The Unbolused Cookie

Embracing both the planned and the unplanned.

Dear Diabetes, Bite Me. Love, Gabe

Gabrielle Sharkey Oldfield

Dear Diabetes, Bite Me.  Love, Gabe
Thursday, April 21, 2016

The moment I was diagnosed with Type 1 diabetes my life changed. Now, for anyone who has had this happen to them or a loved one (type 1 or type 2), they know exactly what I’m talking about. I was diagnosed later than typical for type 1, at age 48. Suddenly, in the blink of an eye, everything I normally did would now require math, blood glucose testing, insulin injections, and trying to anticipate how any possible unforeseen event might affect me. 

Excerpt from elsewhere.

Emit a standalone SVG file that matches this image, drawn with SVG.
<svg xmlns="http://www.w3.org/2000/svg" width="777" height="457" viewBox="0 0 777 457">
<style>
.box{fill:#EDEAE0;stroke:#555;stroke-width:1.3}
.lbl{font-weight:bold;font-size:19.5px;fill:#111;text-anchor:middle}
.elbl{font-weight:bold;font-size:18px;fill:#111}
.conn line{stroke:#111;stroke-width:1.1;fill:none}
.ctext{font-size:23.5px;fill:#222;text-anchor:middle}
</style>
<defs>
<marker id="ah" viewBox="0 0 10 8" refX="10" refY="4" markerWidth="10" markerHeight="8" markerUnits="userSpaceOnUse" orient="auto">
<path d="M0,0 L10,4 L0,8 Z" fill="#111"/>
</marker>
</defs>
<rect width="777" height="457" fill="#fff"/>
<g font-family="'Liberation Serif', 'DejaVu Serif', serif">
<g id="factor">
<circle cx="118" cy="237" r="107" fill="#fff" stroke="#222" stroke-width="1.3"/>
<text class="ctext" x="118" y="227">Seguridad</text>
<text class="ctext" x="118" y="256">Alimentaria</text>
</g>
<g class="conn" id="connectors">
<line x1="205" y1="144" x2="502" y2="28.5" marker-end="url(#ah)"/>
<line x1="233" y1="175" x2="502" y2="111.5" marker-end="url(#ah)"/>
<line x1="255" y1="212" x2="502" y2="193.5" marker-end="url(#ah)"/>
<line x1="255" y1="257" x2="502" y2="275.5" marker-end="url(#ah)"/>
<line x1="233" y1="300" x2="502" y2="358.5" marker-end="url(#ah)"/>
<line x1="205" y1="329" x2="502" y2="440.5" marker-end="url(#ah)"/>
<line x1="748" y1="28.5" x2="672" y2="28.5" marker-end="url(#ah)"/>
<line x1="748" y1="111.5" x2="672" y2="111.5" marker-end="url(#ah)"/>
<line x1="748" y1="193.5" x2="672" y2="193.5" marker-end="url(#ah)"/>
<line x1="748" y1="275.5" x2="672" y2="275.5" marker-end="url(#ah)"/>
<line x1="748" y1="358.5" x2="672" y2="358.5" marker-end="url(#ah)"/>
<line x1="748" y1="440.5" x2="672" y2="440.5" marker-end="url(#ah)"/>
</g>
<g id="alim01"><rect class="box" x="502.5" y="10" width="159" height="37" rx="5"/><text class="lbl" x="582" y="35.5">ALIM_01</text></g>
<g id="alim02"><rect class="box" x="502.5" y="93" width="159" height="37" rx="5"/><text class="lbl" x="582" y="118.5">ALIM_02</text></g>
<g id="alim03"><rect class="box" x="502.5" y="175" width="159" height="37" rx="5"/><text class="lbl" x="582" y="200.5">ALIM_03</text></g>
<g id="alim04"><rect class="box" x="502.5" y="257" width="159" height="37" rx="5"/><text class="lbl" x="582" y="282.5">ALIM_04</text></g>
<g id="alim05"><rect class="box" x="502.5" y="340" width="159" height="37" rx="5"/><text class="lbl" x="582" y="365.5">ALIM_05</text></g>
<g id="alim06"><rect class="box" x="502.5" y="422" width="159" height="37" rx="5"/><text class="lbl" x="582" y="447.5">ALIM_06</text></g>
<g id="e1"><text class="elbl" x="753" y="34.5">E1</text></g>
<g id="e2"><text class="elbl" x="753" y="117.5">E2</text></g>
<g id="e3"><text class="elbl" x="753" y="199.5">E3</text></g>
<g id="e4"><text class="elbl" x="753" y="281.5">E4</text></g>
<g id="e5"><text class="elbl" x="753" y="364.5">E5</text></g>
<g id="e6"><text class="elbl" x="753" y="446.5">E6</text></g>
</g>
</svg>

It is a pain, but it isn’t impossible. It is annoying, but most of the time I feel pretty great so I’m willing to live with the annoyance. It is expensive, but it is also better than being dead, so I will just count myself lucky to be able to afford insulin.

Diabetes has given me laser focus on my health and other than the whole incurable disease thing, I am the healthiest I have ever been. I hike, I kayak, I run 5ks, and I’ve done a half marathon. The worst thing about the disease, for me, is the constant and unending barrage of negativity. 

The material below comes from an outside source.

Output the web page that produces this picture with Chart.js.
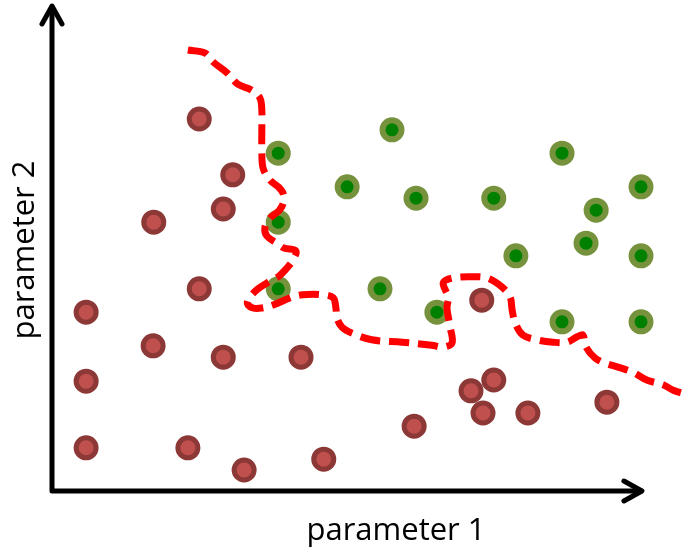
<!DOCTYPE html>
<html>
<head>
<meta charset="utf-8">
<script src="https://cdn.jsdelivr.net/npm/chart.js@4/dist/chart.umd.min.js"></script>
<style>
  html, body { margin: 0; padding: 0; background: #ffffff; }
  #wrap { width: 684px; height: 547px; }
</style>
</head>
<body>
<div id="wrap"><canvas id="c" width="684" height="547"></canvas></div>
<script>
// Class A samples (red)
const redX = [2.33, 2.86, 2.71, 1.61, 2.33, 0.54, 1.60, 2.71, 3.94, 0.54, 0.54, 2.15, 3.04, 4.30, 5.73, 6.80, 6.63, 6.99, 6.82, 7.53, 8.78];
const redY = [6.20, 5.27, 4.70, 4.48, 3.37, 2.98, 2.42, 2.23, 2.23, 1.83, 0.72, 0.72, 0.35, 0.53, 1.08, 3.18, 1.67, 1.85, 1.30, 1.30, 1.48];

// Class B samples (green)
const greenX = [3.58, 3.58, 3.58, 5.38, 4.67, 5.76, 6.99, 5.19, 6.09, 8.07, 9.32, 8.61, 8.45, 9.32, 7.34, 8.07, 9.32];
const greenY = [5.63, 4.48, 3.37, 6.02, 5.07, 4.88, 4.88, 3.37, 2.98, 5.63, 5.07, 4.68, 4.13, 3.92, 3.92, 2.82, 2.82];

// Decision boundary separating the two classes
const boundaryX = [2.15, 2.42, 2.55, 2.77, 2.94, 3.16, 3.29, 3.32, 3.32, 3.32, 3.34, 3.45, 3.58, 3.66, 3.66, 3.59, 3.45, 3.37, 3.40, 3.56, 3.67, 3.86, 3.80, 3.72, 3.59, 3.42, 3.26, 3.13, 3.09, 3.18, 3.32, 3.50, 3.77, 3.96, 4.29, 4.45, 4.49, 4.51, 4.59, 4.75, 5.06, 5.54, 6.01, 6.19, 6.33, 6.30, 6.25, 6.27, 6.19, 6.34, 6.61, 6.88, 7.12, 7.25, 7.28, 7.33, 7.45, 7.67, 7.93, 8.15, 8.31, 8.40, 8.45, 8.59, 8.75, 8.94, 9.19, 9.41, 9.67, 9.83, 10.0];
const boundaryY = [7.35, 7.30, 7.15, 6.97, 6.78, 6.68, 6.55, 6.35, 6.02, 5.68, 5.38, 5.18, 5.07, 4.95, 4.80, 4.67, 4.55, 4.40, 4.25, 4.13, 4.05, 4.00, 3.83, 3.72, 3.58, 3.48, 3.37, 3.23, 3.13, 3.05, 3.05, 3.10, 3.22, 3.27, 3.27, 3.22, 3.07, 2.88, 2.73, 2.63, 2.52, 2.48, 2.43, 2.40, 2.47, 2.73, 3.05, 3.23, 3.47, 3.55, 3.57, 3.55, 3.40, 3.23, 3.02, 2.80, 2.60, 2.52, 2.48, 2.48, 2.57, 2.60, 2.40, 2.22, 2.13, 2.07, 1.98, 1.85, 1.77, 1.68, 1.62];

// Axis extents (arrow tips) and labels
const xAxisEnd = 9.35;
const yAxisEnd = 8.1;
const xLabel = 'parameter 1';
const yLabel = 'parameter 2';

const toPoints = (xs, ys) => xs.map((x, i) => ({ x: x, y: ys[i] }));

const LABEL_FONT = '31px "Open Sans", "Noto Sans", sans-serif';

// Draws the two arrowed axes and their labels
const arrowAxes = {
  id: 'arrowAxes',
  beforeDatasetsDraw(chart) {
    const { ctx, scales: { x, y } } = chart;
    const ox = x.getPixelForValue(0);
    const oy = y.getPixelForValue(0);
    const tx = x.getPixelForValue(xAxisEnd);
    const ty = y.getPixelForValue(yAxisEnd);
    ctx.save();
    ctx.strokeStyle = '#000000';
    ctx.lineWidth = 5;
    ctx.lineCap = 'round';
    ctx.lineJoin = 'round';
    // axes
    ctx.beginPath();
    ctx.moveTo(ox, ty + 2);
    ctx.lineTo(ox, oy);
    ctx.lineTo(tx - 2, oy);
    ctx.stroke();
    // arrow heads
    ctx.beginPath();
    ctx.moveTo(ox - 10, ty + 19);
    ctx.lineTo(ox, ty + 1);
    ctx.lineTo(ox + 10, ty + 19);
    ctx.moveTo(tx - 19, oy - 10);
    ctx.lineTo(tx - 1, oy);
    ctx.lineTo(tx - 19, oy + 10);
    ctx.stroke();
    ctx.restore();
  },
  afterDraw(chart) {
    const { ctx, chartArea } = chart;
    ctx.save();
    ctx.fillStyle = '#000000';
    ctx.font = LABEL_FONT;
    ctx.textAlign = 'center';
    ctx.textBaseline = 'alphabetic';
    ctx.fillText(xLabel, chartArea.left + 344, chartArea.bottom + 49);
    ctx.translate(chartArea.left - 18, chartArea.top + 239);
    ctx.rotate(-Math.PI / 2);
    ctx.fillText(yLabel, 0, 0);
    ctx.restore();
  }
};

new Chart(document.getElementById('c'), {
  type: 'scatter',
  data: {
    datasets: [
      {
        label: 'boundary',
        data: toPoints(boundaryX, boundaryY),
        showLine: true,
        borderColor: '#ff0000',
        borderWidth: 7,
        borderDash: [20, 9],
        borderCapStyle: 'butt',
        tension: 0.35,
        pointRadius: 0,
        fill: false,
        clip: false,
        order: 0
      },
      {
        label: 'class B',
        data: toPoints(greenX, greenY),
        backgroundColor: '#008000',
        borderColor: '#76923c',
        borderWidth: 6,
        pointRadius: 9.5,
        pointHoverRadius: 9.5,
        clip: false,
        order: 1
      },
      {
        label: 'class A',
        data: toPoints(redX, redY),
        backgroundColor: '#c0504d',
        borderColor: '#8c3836',
        borderWidth: 5,
        pointRadius: 10,
        pointHoverRadius: 10,
        clip: false,
        order: 2
      }
    ]
  },
  options: {
    responsive: false,
    animation: false,
    events: [],
    layout: { autoPadding: false, padding: { left: 52, right: 0, top: 11, bottom: 56 } },
    plugins: {
      legend: { display: false },
      tooltip: { enabled: false },
      title: { display: false }
    },
    scales: {
      x: { type: 'linear', min: 0, max: 10, display: false },
      y: { type: 'linear', min: 0, max: 8, display: false }
    }
  },
  plugins: [arrowAxes]
});
</script>
</body>
</html>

Seriously, I know the stats, I know the side effects, I know that I’m now at risk for every complication under the sun. So let’s move on and tell me something that may be helpful, compelling, life-giving. Tell me something that doesn’t make me feel like I’m constantly teetering on the precipice of heart disease, stroke, or at least an amputation of some sort.

Sure these things could happen. But maybe they won’t. Then what? What if I live and then continue living? Worse yet, what if I stay active, keep all my limbs, and never develop neuropathy or have a heart attack? Sheesh, I would so be giving diabetes a bad name. It almost makes me feel a little bad about doing so well.

I was blessed to find other people with diabetes who feel the same as I do and they have much to do with my success. The support of people living with this disease is what makes the difference. For anyone else, it is just a theoretical knowledge of what they learned in medical school or found on Google. You can appreciate the effort, but nothing beats hands-on experience. 

Things CAN happen, but I’d rather not speak that over myself like it is a foregone conclusion. I continue to pray. I continue to be a good steward of the health I do have, and I continue to lean on and learn from a community of people who want me to succeed.